Look through the records that follow. Copy every line containing the word "with".

[START OF DATA SECTION]

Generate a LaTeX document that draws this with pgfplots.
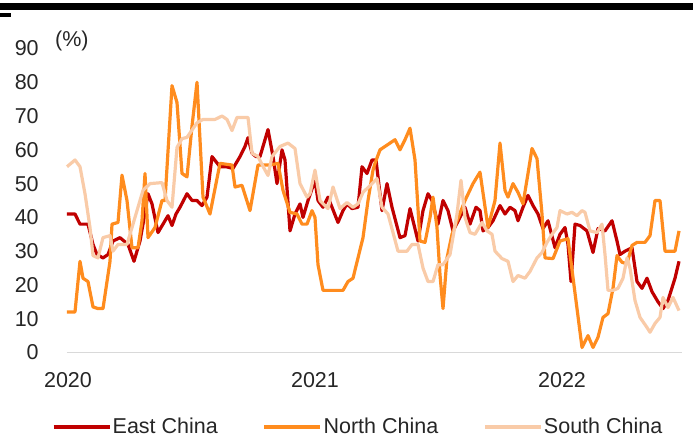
\documentclass[border=0pt]{standalone}
\usepackage{fontspec}
\setmainfont{Liberation Sans}
\usepackage{pgfplots}
\pgfplotsset{compat=1.18}
\definecolor{eastc}{HTML}{C00000}
\definecolor{northc}{HTML}{FF8C1E}
\definecolor{southc}{HTML}{F9CBA8}
\definecolor{axisgray}{HTML}{D9D9D9}
\begin{document}
\fontsize{21.5bp}{25bp}\selectfont
\begin{tikzpicture}
\useasboundingbox (-67bp,-84.5bp) rectangle (626bp,352.5bp);
\fill[black] (-67bp,342.5bp) rectangle (626bp,349.5bp);
\fill[black] (-67bp,335.5bp) rectangle (-56bp,339.5bp);
\begin{axis}[
  at={(0,0)}, anchor=south west,
  scale only axis, width=615bp, height=304bp,
  xmin=67, xmax=682, ymin=0, ymax=90,
  axis x line=bottom, axis y line=left,
  y axis line style={draw=none},
  x axis line style={axisgray, line width=1.5bp, -},
  tick style={draw=none},
  ytick={0,10,...,90},
  xtick={68,315,562}, xticklabels={2020,2021,2022},
  /pgf/number format/assume math mode=true,
  ticklabel style={font=\fontsize{21.5bp}{25bp}\selectfont, text=black!85},
  yticklabel style={anchor=east, inner sep=0pt, xshift=-26bp},
  xticklabel style={anchor=north, inner sep=0pt, yshift=-17.5bp},
  clip=false,
  every axis plot/.append style={line width=3.2bp, line join=round, no markers},
  legend columns=3,
  legend style={at={(-0.0244,-0.245)}, anchor=west, draw=none, fill=none,
    inner sep=0pt, outer sep=0pt, font=\fontsize{21.5bp}{25bp}\selectfont, text=black!85,
    nodes={inner sep=0pt},
    /tikz/every odd column/.append style={column sep=1.5bp},
    /tikz/every even column/.append style={column sep=45bp}},
  legend cell align=left,
  legend image code/.code={\draw[#1] (0bp,0bp) -- (56bp,0bp);},
]
\addplot[eastc] coordinates {
(67,41)(75,41)(80,38)(88,38)(93,32)(97,29)(103,28)(108,29)(113,33)(120,34)(128,32)(134,27)(140,33)(143,38)(148,47)(152,44)(158,35.5)(163,38)(168,40.5)(172,37.6)(176,41)(180,43)(187,47)(192,45)(197,45)(202,43.5)(207,46)(212,58)(220,55)(226,55)(233,54.5)(240,58)(245,61)(248,63.6)(252,59)(256,58)(260,58)(264,62)(268,66)(273,58)(277,50)(282,60)(285,57)(290,36)(295,41)(300,44)(303,40)(308,45)(315,51)(318,45)(323,43)(328,46)(332,43)(338,38.5)(343,42)(347,44)(352,42.6)(358,43)(362,55)(367,53)(372,57)(376,57)(382,42)(387,50)(392,43)(400,34)(405,34.6)(410,42.6)(418,33)(423,42)(428,47)(432,45)(438,38)(443,45)(448,42)(453,36)(460,40)(465,43)(470,38)(476,43)(480,42)(483,36)(488,37)(493,39)(500,43.5)(505,41)(510,43)(515,42)(518,39)(523,43)(528,46.5)(533,43.5)(538,41)(543,36.7)(548,39)(555,31)(560,35)(565,37)(568,32)(571,21)(575,38)(580,37.6)(587,36)(593,29.6)(598,36.7)(605,36)(612,39)(617,33)(620,29)(625,30)(632,31)(637,21)(642,19)(647,22)(652,18)(658,15)(663,13)(668,15.4)(675,22)(679,27)
};
\addlegendentry{East China}
\addplot[northc] coordinates {
(67,12)(75,12)(80,27)(83,22)(88,21)(93,13.5)(98,13)(103,13)(110,27)(112,38)(118,38.5)(122,52.5)(127,45)(132,31)(138,31)(142,39)(145,53)(148,34)(155,37)(162,45)(165,45)(172,79)(177,74)(182,53)(187,52)(192,67)(197,80)(203,46)(210,41)(220,56)(232,55.5)(235,49)(242,49.5)(250,42)(258,55.5)(270,55.5)(278,56)(283,48)(290,41.5)(297,41)(302,38)(307,38)(312,42)(315,40)(318,26)(323,18.4)(343,18.4)(348,21)(353,22)(358,28)(363,34)(368,45)(373,54)(375,56)(380,60)(395,63)(400,60)(405,63)(410,66.4)(415,57)(420,33)(425,32.6)(430,40)(433,46)(437,37)(440,23)(443,13)(447,28)(452,35)(457,39)(465,45)(473,50)(480,53.4)(488,37)(495,45)(500,62)(505,48)(508,46)(513,50)(518,47.4)(523,44)(528,53)(532,60.4)(537,57.4)(542,41)(545,28)(553,27.8)(560,33)(568,33.7)(582,1.5)(588,5)(593,1.5)(598,4.5)(603,10.4)(608,11.5)(613,19)(617,28.7)(622,26.7)(627,26.3)(632,31.7)(637,32.6)(645,32.6)(650,34.6)(655,45)(660,45)(665,30)(675,30)(679,36)
};
\addlegendentry{North China}
\addplot[southc] coordinates {
(67,55)(75,57)(80,55)(85,47)(90,37)(93,28.7)(98,28)(103,34)(110,34.6)(113,30)(118,32)(127,32)(135,40)(143,48)(150,50)(162,50.3)(167,45)(172,43)(177,60.7)(182,63.3)(187,63.7)(197,68)(203,69)(215,69)(222,70)(227,69)(232,65.7)(237,69.6)(248,69.6)(252,59)(258,58)(265,54)(268,52.4)(272,58)(280,61)(288,62)(295,60.4)(300,50)(307,46)(310,47)(315,54)(320,45)(328,42.6)(333,49)(340,42.6)(347,44.4)(353,43)(358,44)(363,47.4)(370,49.4)(377,51.5)(382,43)(388,41)(398,30)(407,30)(412,32)(418,32)(423,25)(428,21)(433,21)(438,26)(443,26)(450,29)(457,41)(461,51)(465,40)(470,35.5)(475,35)(482,38.5)(487,36)(492,35)(495,30)(502,27.8)(508,27)(513,21)(518,22.8)(525,22)(530,24)(537,28)(542,29.6)(547,32.6)(552,35)(557,37)(560,42)(567,41)(572,41.5)(577,40.5)(582,42)(585,41.5)(590,36)(597,35.5)(602,38)(605,29)(608,18.4)(613,18.4)(618,19)(623,22)(627,28)(630,25)(635,15.4)(640,10.4)(647,7.4)(650,6)(655,8.6)(660,10.4)(663,16.3)(668,13.3)(673,16.3)(679,12.4)
};
\addlegendentry{South China}
\end{axis}
\node[anchor=west, inner sep=0pt, text=black!85] at (-12bp,311.5bp) {(\%)};
\end{tikzpicture}
\end{document}
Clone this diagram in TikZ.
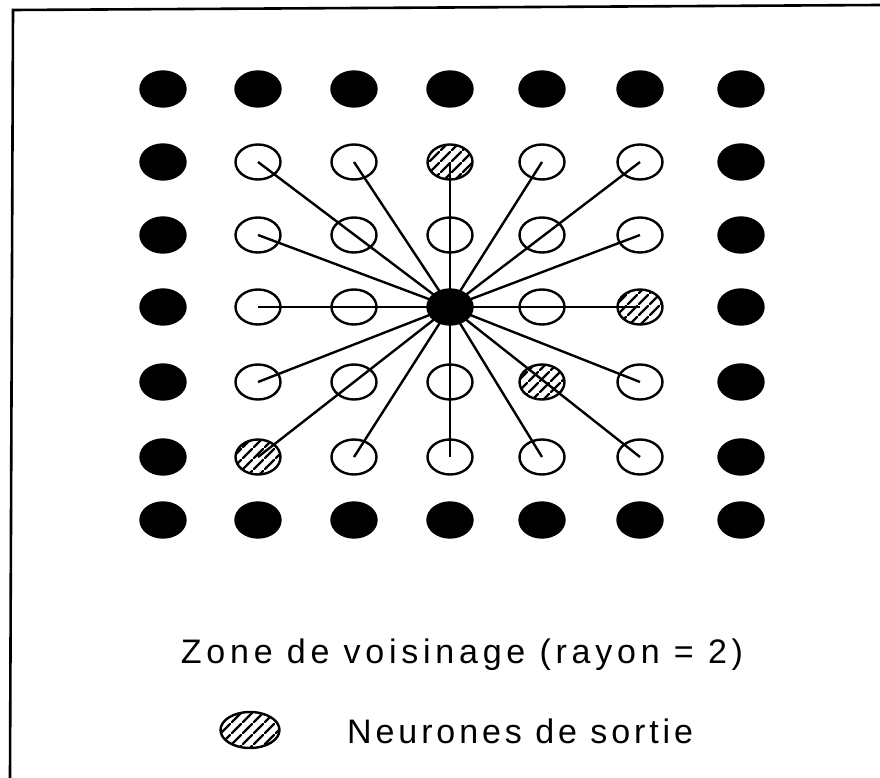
\documentclass[tikz,border=0pt]{standalone}
\usepackage{fontspec}
\newfontfamily\lblfont[LetterSpace=14]{Liberation Sans}
\newfontfamily\lblfontb[LetterSpace=11.5]{Liberation Sans}
\usetikzlibrary{shapes.geometric,patterns.meta}
\tikzdeclarepattern{
  name=hatch,
  type=uncolored,
  bounding box={(0pt,0pt) and (11pt,11pt)},
  tile size={(11pt,11pt)},
  code={\draw[line width=2.4pt] (-1pt,-1pt) -- (12pt,12pt);}
}
\tikzset{
  cell/.style={ellipse, inner sep=0pt, minimum width=45pt, minimum height=35pt, line width=2.4pt},
  blk/.style={cell, draw=black, fill=black},
  opn/.style={cell, draw=black},
  hat/.style={cell, draw=black, pattern={hatch}, pattern color=black},
  conn/.style={line width=2.4pt},
  frame/.style={line width=2.6pt},
  lbl/.style={inner sep=0pt, font=\lblfont\fontsize{34}{40}\selectfont},
  lblb/.style={inner sep=0pt, font=\lblfontb\fontsize{34}{40}\selectfont}
}
\begin{document}
\begin{tikzpicture}[x=1pt,y=-1pt]
\useasboundingbox (0,0) rectangle (880,778);
\draw[frame] (880,5) -- (13,10) -- (10,778);
% grid
\foreach \r/\y in {1/89,2/162,3/235,4/307,5/382,6/457,7/520}{
  \foreach \c/\x in {1/163,2/258,3/354,4/450,5/542,6/640,7/741}{
    \pgfmathtruncatemacro{\outer}{(\r==1)||(\r==7)||(\c==1)||(\c==7)||((\r==4)&&(\c==4))}
    \pgfmathtruncatemacro{\hatched}{((\r==1)&&(\c==5))||((\r==2)&&(\c==4))||((\r==4)&&(\c==6))||((\r==5)&&(\c==5))||((\r==6)&&(\c==2))}
    \ifnum\outer=1
      \node[blk] (n-\r-\c) at (\x,\y) {};
    \else\ifnum\hatched=1
      \node[hat] (n-\r-\c) at (\x,\y) {};
    \else
      \node[opn] (n-\r-\c) at (\x,\y) {};
    \fi\fi
  }
}
% connectors from centre to ring of radius 2
\foreach \t in {2-2,2-3,2-4,2-5,2-6,3-2,3-6,4-2,4-6,5-2,5-6,6-2,6-3,6-4,6-5,6-6}{
  \draw[conn] (n-4-4.center) -- (n-\t.center);
}
\node[lbl, anchor=base] (t1) at (462,663) {Zone de voisinage (rayon = 2)};
\node[hat, minimum width=59pt, minimum height=36pt] (lg) at (250,730) {};
\node[lblb, anchor=base west] (t2) at (347,743) {Neurones de sortie};
\end{tikzpicture}
\end{document}
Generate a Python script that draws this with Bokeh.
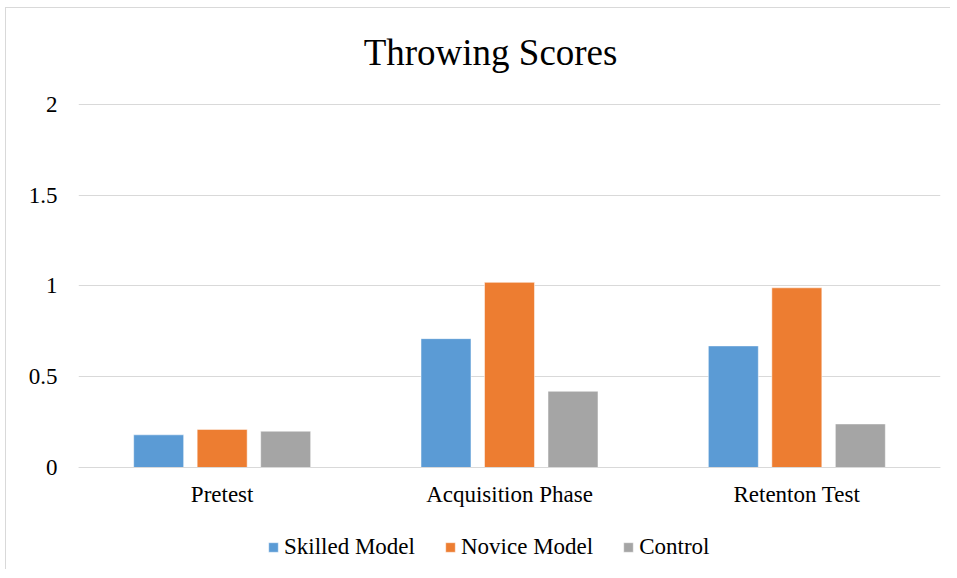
from bokeh.plotting import figure
from bokeh.models import ColumnDataSource, FactorRange, FixedTicker, Legend, LegendItem, Range1d, Label
from bokeh.transform import dodge
from bokeh.embed import file_html
from bokeh.resources import INLINE

title_text = "Throwing Scores"
categories = ["Pretest", "Acquisition Phase", "Retenton Test"]
series_names = ["Skilled Model", "Novice Model", "Control"]
skilled = [0.18, 0.71, 0.67]
novice = [0.21, 1.02, 0.99]
control = [0.20, 0.42, 0.24]
colors = ["#5B9BD5", "#ED7D31", "#A5A5A5"]
y_ticks = [0, 0.5, 1, 1.5, 2]
y_tick_labels = ["0", "0.5", "1", "1.5", "2"]

FONT = "Liberation Serif"

source = ColumnDataSource(data=dict(cat=categories, skilled=skilled, novice=novice, control=control))

# frame spans the whole canvas height so title and legend (drawn inside it) are not clipped
p = figure(x_range=FactorRange(*categories), y_range=Range1d(-0.5675, 2.5289),
           width=945, height=562, output_backend="svg", toolbar_location=None, title=None,
           min_border_left=72, min_border_right=11, min_border_top=0, min_border_bottom=0)
p.styles = {"border-left": "1px solid #D9D9D9", "border-top": "1px solid #D9D9D9",
            "margin-left": "5px", "margin-top": "7px"}

p.add_layout(Label(x=1.434, y=2.287, text=title_text, text_font=FONT, text_font_size="37px",
                   text_color="#000000", text_align="center", text_baseline="alphabetic"))

offsets = [-0.221, 0.0, 0.221]
fields = ["skilled", "novice", "control"]
renderers = []
for f, off, c in zip(fields, offsets, colors):
    r = p.vbar(x=dodge("cat", off, range=p.x_range), top=f, bottom=0, width=0.174, source=source,
               fill_color=c, line_color="white", line_alpha=0.5, line_width=1)
    renderers.append(r)

legend = Legend(items=[LegendItem(label=n, renderers=[r]) for n, r in zip(series_names, renderers)],
                orientation="horizontal", location=(189, 10),
                glyph_width=12, glyph_height=12, label_standoff=5, spacing=29,
                padding=0, margin=0, border_line_color=None, background_fill_alpha=0,
                label_text_font=FONT, label_text_font_size="23px", label_text_color="#000000")
p.add_layout(legend, "center")

xa = p.xaxis[0]
ya = p.yaxis[0]
ya.ticker = FixedTicker(ticks=y_ticks)
ya.major_label_overrides = {t: l for t, l in zip(y_ticks, y_tick_labels)}
ya.axis_line_color = None
ya.major_tick_line_color = None
ya.minor_tick_line_color = None
ya.major_label_standoff = 15
for ax in (xa, ya):
    ax.major_label_text_font = FONT
    ax.major_label_text_font_size = "23px"
    ax.major_label_text_color = "#000000"

xa.fixed_location = 0
xa.axis_line_color = "#D9D9D9"
xa.major_tick_line_color = None
xa.minor_tick_line_color = None
xa.major_label_standoff = 9

p.xgrid.grid_line_color = None
p.ygrid.grid_line_color = "#D9D9D9"
p.ygrid.ticker = FixedTicker(ticks=y_ticks)
p.outline_line_color = None

open("out.html", "w").write(file_html(p, INLINE))
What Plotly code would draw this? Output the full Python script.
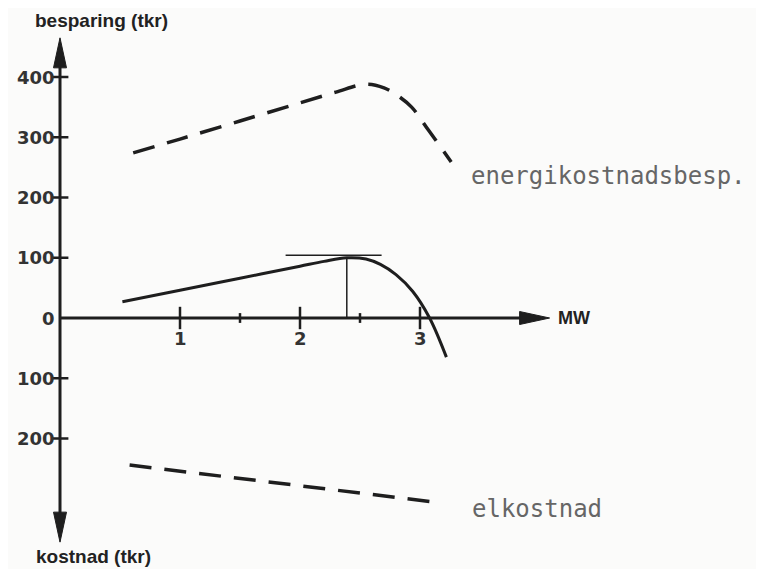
import plotly.graph_objects as go

# ---- data ----
net_x = [0.52, 1.0, 1.5, 2.0, 2.2, 2.39, 2.55, 2.67, 2.8, 2.94, 3.08, 3.22]
net_y = [27, 46, 66, 86, 94, 100, 98, 89, 72, 44, 0, -65]

savings_x = [0.61, 1.0, 1.5, 2.0, 2.3, 2.55, 2.7, 2.8, 2.93, 3.07, 3.26]
savings_y = [274, 297, 327, 357, 375, 388, 382, 371, 350, 312, 259]

cost_x = [0.58, 1.94, 3.18]
cost_y = [-244, -277, -307]

optimum_x = 2.39
optimum_y = 100
tangent_x = [1.88, 2.68]
tangent_y = 104

y_ticks = [400, 300, 200, 100, 0, -100, -200]
y_tick_text = ["400", "300", "200", "100", "0", "100", "200"]
x_major = [1, 2, 3]
x_minor = [1.5, 2.5]

x_axis_end = 4.08
y_axis_top = 465
y_axis_bottom = -372

# ---- geometry (page has an 8px body margin) ----
OFF = 8
W, H = 764 - OFF, 569 - OFF
PX_X = 120.0
PX_Y = 0.6025
X0 = 60 - OFF   # pixel of x=0 inside figure
Y0 = 318 - OFF  # pixel of y=0 inside figure
x_range = [-X0 / PX_X, (W - X0) / PX_X]
y_range = [-(H - Y0) / PX_Y, Y0 / PX_Y]

INK = "#1e1e1e"
fig = go.Figure()

# axes lines
fig.add_trace(go.Scatter(x=[0, 0], y=[y_axis_bottom + 20 / PX_Y, y_axis_top - 20 / PX_Y],
                         mode="lines", line=dict(color=INK, width=3), hoverinfo="skip"))
fig.add_trace(go.Scatter(x=[0, x_axis_end - 20 / PX_X], y=[0, 0],
                         mode="lines", line=dict(color=INK, width=3), hoverinfo="skip"))

# arrowheads
L, HW = 30, 6.5
fig.add_trace(go.Scatter(x=[0, -HW / PX_X, HW / PX_X, 0],
                         y=[y_axis_top, y_axis_top - L / PX_Y, y_axis_top - L / PX_Y, y_axis_top],
                         mode="lines", fill="toself", fillcolor=INK, line=dict(color=INK, width=1)))
fig.add_trace(go.Scatter(x=[0, -HW / PX_X, HW / PX_X, 0],
                         y=[y_axis_bottom, y_axis_bottom + L / PX_Y, y_axis_bottom + L / PX_Y, y_axis_bottom],
                         mode="lines", fill="toself", fillcolor=INK, line=dict(color=INK, width=1)))
fig.add_trace(go.Scatter(x=[x_axis_end, x_axis_end - L / PX_X, x_axis_end - L / PX_X, x_axis_end],
                         y=[0, HW / PX_Y, -HW / PX_Y, 0],
                         mode="lines", fill="toself", fillcolor=INK, line=dict(color=INK, width=1)))

# ticks
yt = [v for v in y_ticks if v != 0]
fig.add_trace(go.Scatter(x=[0] * len(yt), y=yt, mode="markers",
                         marker=dict(symbol="line-ew", size=12, line=dict(color=INK, width=2.5))))
fig.add_trace(go.Scatter(x=x_major, y=[0] * len(x_major), mode="markers",
                         marker=dict(symbol="line-ns", size=16, line=dict(color=INK, width=2.5))))
fig.add_trace(go.Scatter(x=x_minor, y=[0] * len(x_minor), mode="markers",
                         marker=dict(symbol="line-ns", size=7, line=dict(color=INK, width=2.5))))

# curves
fig.add_trace(go.Scatter(x=savings_x, y=savings_y, mode="lines", line_shape="spline",
                         line=dict(color=INK, width=3.5, dash="22px,13px")))
fig.add_trace(go.Scatter(x=cost_x, y=cost_y, mode="lines",
                         line=dict(color=INK, width=3.5, dash="22px,13px")))
fig.add_trace(go.Scatter(x=net_x, y=net_y, mode="lines", line_shape="spline",
                         line=dict(color=INK, width=3)))
fig.add_trace(go.Scatter(x=[optimum_x, optimum_x], y=[0, optimum_y], mode="lines",
                         line=dict(color=INK, width=1.5)))
fig.add_trace(go.Scatter(x=tangent_x, y=[tangent_y, tangent_y], mode="lines",
                         line=dict(color=INK, width=1.5)))

ann = []
tick_font = dict(family="DejaVu Sans, Arial, sans-serif", size=18, color="#333")
for v, t in zip(y_ticks, y_tick_text):
    ann.append(dict(x=0, y=v, text="<b>" + t + "</b>", showarrow=False, xanchor="right",
                    yanchor="middle", xshift=-3, font=tick_font))
for v in x_major:
    ann.append(dict(x=v, y=0, text="<b>" + str(v) + "</b>", showarrow=False, xanchor="center",
                    yanchor="middle", yshift=-20, font=tick_font))

label_font = dict(family="Liberation Sans Narrow, Arial Narrow, Liberation Sans, sans-serif",
                  size=19, color="#222")
ann.append(dict(x=0, y=y_axis_top + 17 / PX_Y, text="<b>besparing (tkr)</b>", showarrow=False,
                xanchor="center", yanchor="middle", xshift=41, borderpad=0, font=label_font))
ann.append(dict(x=0, y=y_axis_bottom - 14 / PX_Y, text="<b>kostnad (tkr)</b>", showarrow=False,
                xanchor="center", yanchor="middle", xshift=33, borderpad=0, font=label_font))
ann.append(dict(x=x_axis_end, y=0, text="<b>MW</b>", showarrow=False, xanchor="left",
                yanchor="middle", xshift=6, font=dict(family="Liberation Sans, Arial", size=18, color="#222")))

mono = dict(family="DejaVu Sans Mono, monospace", size=24, color="#666666")
ann.append(dict(x=savings_x[-1], y=savings_y[-1], text="energikostnadsbesp.", showarrow=False,
                xanchor="left", yanchor="middle", xshift=18, yshift=-14, font=mono))
ann.append(dict(x=cost_x[-1], y=cost_y[-1], text="elkostnad", showarrow=False,
                xanchor="left", yanchor="middle", xshift=28, yshift=-6, font=mono))

fig.update_layout(
    width=W, height=H, autosize=False,
    margin=dict(l=0, r=0, t=0, b=0),
    paper_bgcolor="#fbfbfa", plot_bgcolor="#fbfbfa",
    showlegend=False,
    xaxis=dict(range=x_range, visible=False, fixedrange=True),
    yaxis=dict(range=y_range, visible=False, fixedrange=True),
    annotations=ann,
)

fig.write_html("out.html")
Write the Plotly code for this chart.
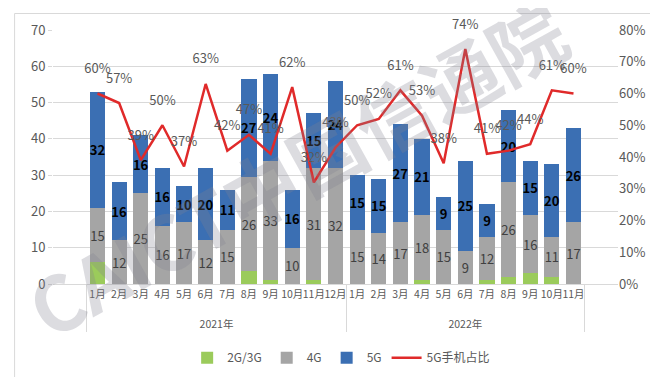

[END OF DATA SECTION]

§ ANSWER TO THE PROBLEM:
Generate a LaTeX document that draws this with pgfplots.
Generate a Python script that draws this with Bokeh.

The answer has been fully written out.